Though it’s easy to take his comedic gifts for granted since he’s been an impressive, omnipresent Hollywood star for the past 25 years, Robin Williams simply destroyed when he appeared on James Lipton’s illuminating Inside the Actor’s Studio on January 29, 2001. Less an interview than a one-man tour-de-force, the most requested episode of this series has been a long-time coming to DVD but its impact on students was immediate. Lipton’s customary towering stack of blue card questions barely diminishes, as Williams reminds us why he revolutionized comedy, improvising and flowing from one preposterous tangent, character and scene to the next with a manic effortlessness. He pops up out of his chair and storms the set, screaming and ranting through crazed bits and creating props out of thin air.

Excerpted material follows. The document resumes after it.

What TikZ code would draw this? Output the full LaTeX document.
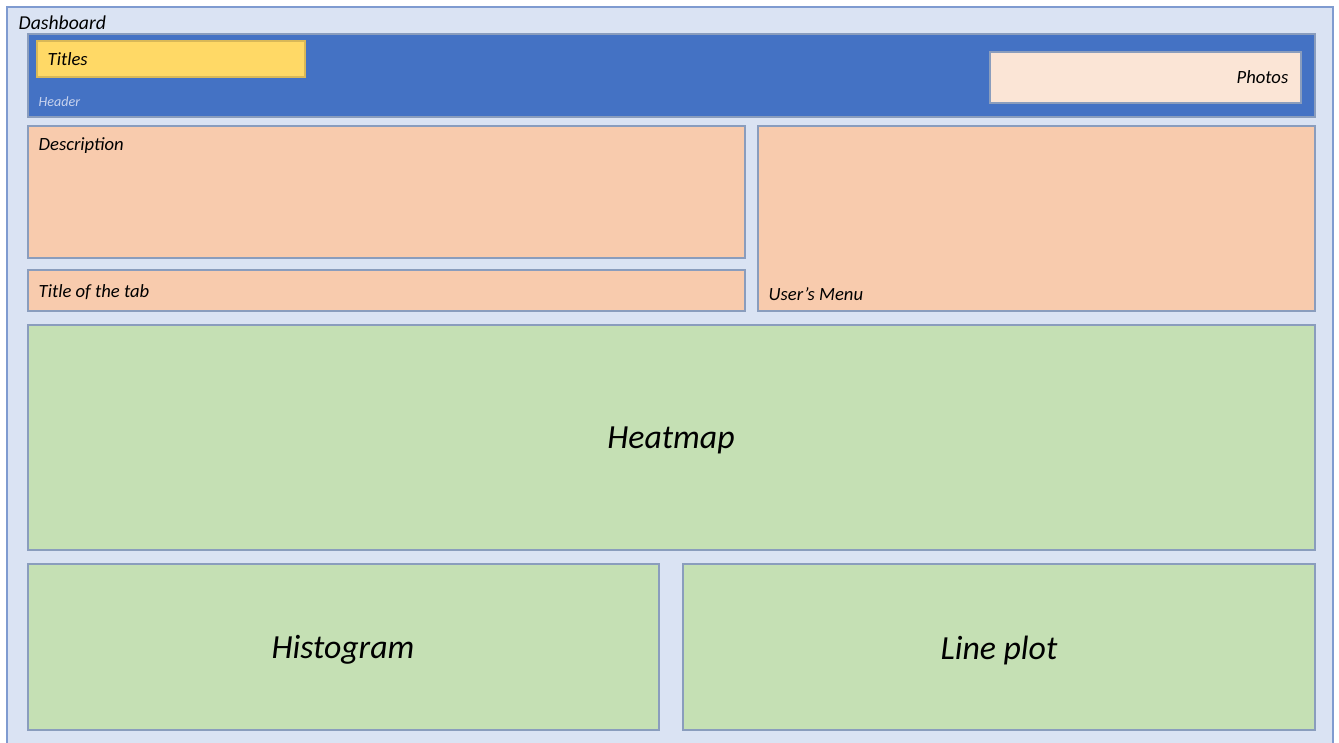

If Williams was a child, he’d be an unruly, hyperactive one begging for attention, and also the occasional smack, but the spectrum of cultural knowledge and intelligence he displays in seemingly random, tossed off one-liners (i.e., as a senior on Viagra: "I’m harder than Chinese algebra”; on his honorary degree from Julliard, which he attended but never graduated from: "It’s like a Nerf vibrator,” etc.) is simply astounding. And this all emanates from Lipton’s questions about Williams’ childhood, interest in theatre and comedy, his breakthrough on Mork & Mindy, his cocaine addiction, friendships, establishment of Comic Relief, and his ascent to ingenious actor in films like Good Morning, Vietnam, Dead Poet’s Society, Awakenings, The Fisher King, Aladdin, Mrs. Doubtfire, The Birdcage and his Oscar-winning turn in Good Will Hunting, among many others. The actual Q&A lasted five hours and in his "Flashbacks” segment, Lipton recounts how difficult it was to cut it down to the unprecedented, doubled-up, two-hour episode that went to air. Lipton reveals all sorts of surprises about the night, not least of which is the fact that one student laughed so hard he had to be taken by ambulance to be treated for a hernia. From the show itself to a smattering of revealing "Great Moments that Didn’t Make the Cut,” it’s clear that Robin Williams’ candidness, unrelenting style, broad physicality and lightning quick comic reflexes on Inside the Actor’s Studio make for one of the most overwhelming television appearances of the 21st century.